Still in use today, the Tin Hau Temple at Causeway Bay in Hong Kong is an excellent example of 18th century temple architecture.
The city of Hong Kong is filled with more than 600 temples, about half of them Buddhist. On a Crystal Cruises excursion that introduced us to various aspects of everyday life in China, we visited one of these temples, the Tin Hau Temple located in the Causeway Bay area of the city.
Declared a monument in 1982, this preserved temple is considered to be representative of early 18th century temple architecture. Although termites substantially damaged the wooden structure over the years, it has been faithfully restored. There are some 70 Tin Hau temples remaining in Hong Kong.
The temple is located on reclaimed land that was once a coastal fishing village. Historians believe the Tai family first settled in Kowloon and used to come here to gather grass. When they found a small statue of Tin Hau (the goddess of the sea that watches over sailors and fisherman) in the rocks, they built a shelter for her that became so popular with local fisherman that they collected donations to make it a proper shrine. It was thought that the goddess was able to predict storms.
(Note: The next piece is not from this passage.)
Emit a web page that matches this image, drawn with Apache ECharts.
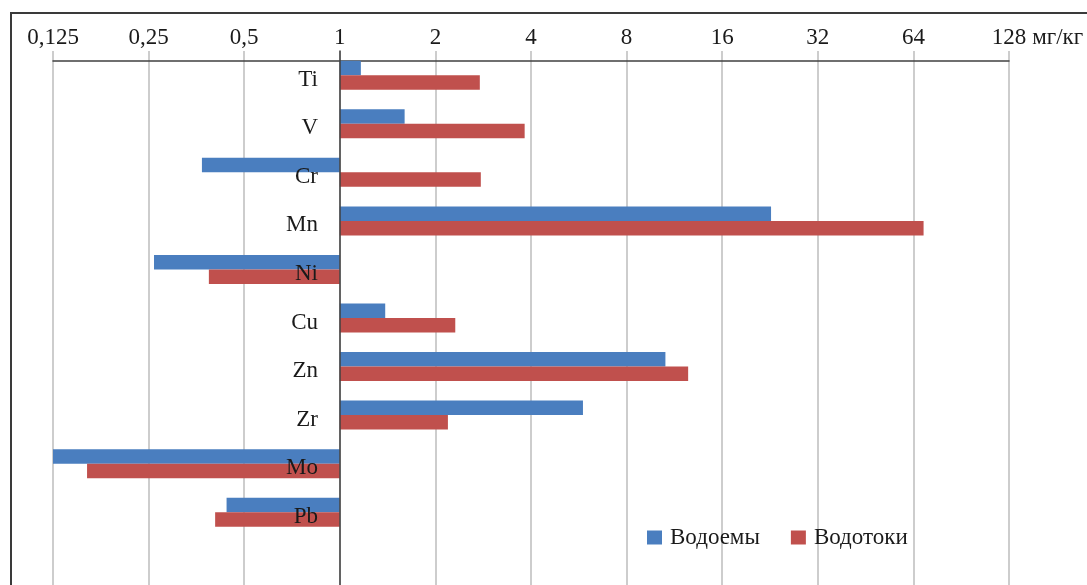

From the street, we descended a flight of winding stone stairs to reach the structure that was built and is still managed by the Tai family. The temple is small and intimate with a traditional green tile roof that stands out against the grayness of the surrounding buildings. Consistent with other Buddhist temples, the décor employs three primary colors: red, yellow and green.
As you enter, the large room in the center is heavily scented with burning incense. Tin Hau still appears to be an integral element of the surrounding community. As we visited, locals were walking in and out to worship, lighting incense and having their fortunes told. The building was filled with statues, offerings and wall hangings, and had slow-burning coils of incense handing from the ceiling.
Like much of vertical Hong Kong, the Causeway area is densely filled with high-rise buildings that seem to reach the sky. Now housing a major shopping and residential area, it is considered one of the most expensive places in the world to live, perhaps even more expensive than Fifth Avenue in New York.
IF YOU GO
- Open to the public from 7AM-5PM at no charge, Tin Hau Temple is located behind Victoria Park in Causeway Bay, within walking distance of the Tin Hau MTR train station.